Real-world data is messy. Data doesn’t convert correctly the first time (or, often, the tenth time.) File formats are invalid. The provided data turns out to be incomplete. Parser code that was so straightforward when written for the abstract concept of this data quickly turns into a series of conditionals to deal with all of the oddities of the real data.

While I’ve been developing the parser for The State Decoded, it’s become obvious that state laws themselves are too messy to standardize entirely, and the data formats in which states provide those laws are, in turn, too messy to import easily.

As a case study of the messiness of real-world data, here are some of the challenges I’ve encountered in parsing state legal codes.
 

Encoding Errors

A precious few states provide their state codes as bulk data. While it might seem like a real gift to get an XML file of every state law, if the XML is invalid, then that’s really more of a white elephant. One state provided me with SGML that they had, in turn, been provided with by LexisNexis. It was riddled with hundreds of errors, and could not be parsed automatically. After hours of attempting to fix problems by hand, I finally threw in the towel. Weeks later, LexisNexis provided a corrected version, and my work could continue.

Often, working with big data means doing pathbreaking work. The result is that sometimes nobody has ever before attempted to do anything with the data sets in question.

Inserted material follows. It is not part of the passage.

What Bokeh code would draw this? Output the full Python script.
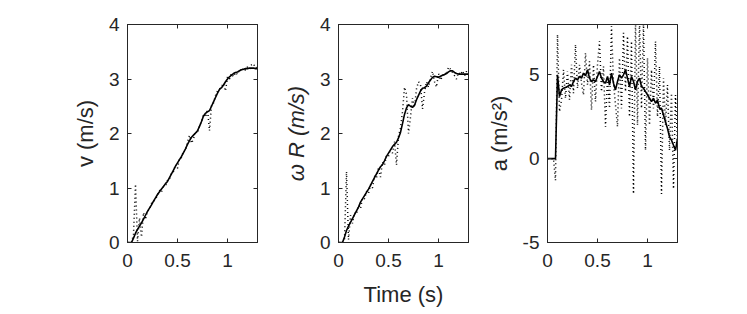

Assembled by well-meaning but inexperienced people, those data sets may consequently be encoded incorrectly.

Changing Realities

State laws are occasionally restructured, renumbering huge portions of the code. Virginia’s entire criminal code—Title 18.1— became Title 18.2 about fifteen years ago. No redirects exist in 18.1, no pointers to the new location, no sign of what was. One must simply know that it changed. Court cases, articles from legal journals, or attorney generals’ opinions that cited sections of code within 18.1 are thus either useless or must be passed through a hand-crafted filter to point the citation to the new section number.

It would be nice if reality would consent to remain static to ease the process of cataloging it. But the world changes, and data reflects those changes. That can make it awfully frustrating to parse and apply that data, but that’s just the price of admission.

Inconsistencies in the Data

There are at least a few states who violate their standard state code structure. They might structure their code by dividing it into titles, each title into chapters, and each chapter into sections. Except, sometimes, when chapters are called “articles.” Why do they do this? I have no idea. If lawmakers consulted with database developers prior to recodifying their state’s laws, no doubt our legal codes would be normalized properly.

These inconsistencies might be illogical, but they’re how it is, and must be reflected in the final application of the data. This can be particularly frustrating if the provided bulk data doesn’t record these inconsistencies internally, requiring the gathering of external information to be applied to the data, as is often the case.

Missing Data

One state’s code contains periodic parenthetical asides like “See Editor’s note.” What does the editor’s note say? There’s no way to tell—it’s not part of the bulk data or the state’s official website for their legal code. Those editor’s notes will have to be obtained from the state’s code commission, which will probably come in the form of a bunch of Word files attached to an e-mail.

Not all data exists electronically, and not all data that exists electronically exists in a single location. Often, piecing together a meaningful data set requires gathering information from disparate sources, sometimes in awkward ways. And sometimes the last few bits of data just aren’t available, and the data set is going to have to be incomplete.
 

All of these problems are solvable, in one way or another, but those solutions can be time-consuming. The ratio of the Pareto principle applies here: one is liable to get 80% of the data set whipped into shape in the first 20% of the time. The remaining 20% of the data will require the remaining 80% of the time. That first 80% feels magical—everything just falling into place—but that last 20% is just plain hard work.

Real-world data is messy. Working with big data means cleaning it up.